Russian authorities have overseen the militarisation and the systematic restriction of fundamental rights and freedoms in Crimea, including freedom of expression, of movement and of religion, as well as the right to peaceful assembly. Despite repeated calls in UN General Assembly resolutions, Russia has not permitted the UN High Commissioner for Human Rights to visit to make a full independent assessment of the human rights situation. Even without such an assessment, the weight of evidence is damning. Minority groups, such as Crimean Tatars, face clear and increasing levels of persecution.
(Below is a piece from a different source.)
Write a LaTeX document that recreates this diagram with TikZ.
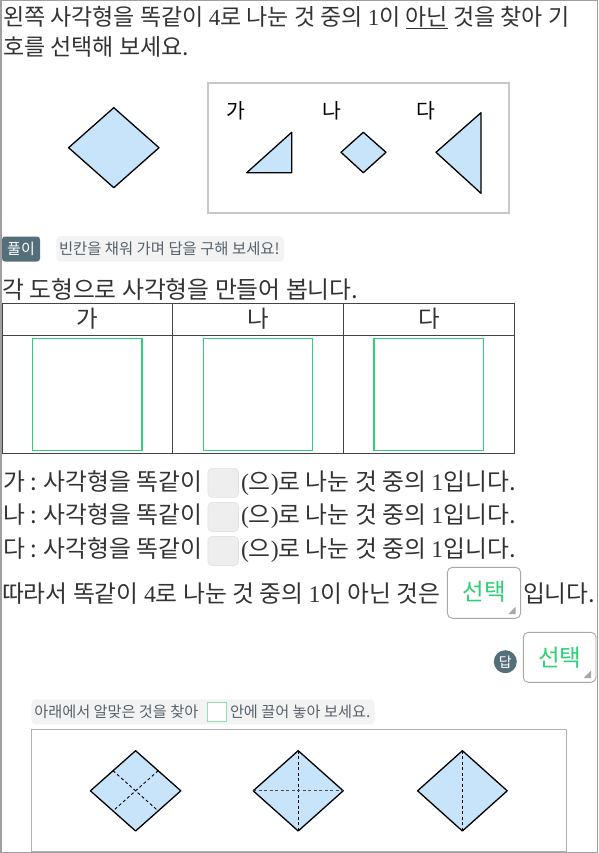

Twenty-three Tatars were unlawfully detained following raids on their homes on 27 March, for example. Russia continues to ban the Tatars’ representative institution, the Mejlis. That violates a 2017 International Court of Justice order.

The UN Office of the High Commissioner for Human Rights has also documented a catalogue of abuses against political opponents and minorities in Crimea. Those abuses include arbitrary detentions and arrests, enforced disappearances and torture. Those who refuse to recognise Russian-based legislation applicable to Crimea are denied their basic human rights. Ukrainians face pressure to renounce their citizenship in favour of Russian citizenship; if they refuse, they are denied access to basic services. Crimeans are being forcibly conscripted into the Russian military—nearly 15,000 have been conscripted since 2015.

The UK is instrumental in ensuring a robust international response to Russia’s actions. Following the annexation of Crimea, Russia was suspended from the G8. The EU, the US, and partners including Canada and Australia, imposed a robust package of sanctions targeting key sectors of Russia’s economy, and we continue to co-ordinate our response to Russia’s actions.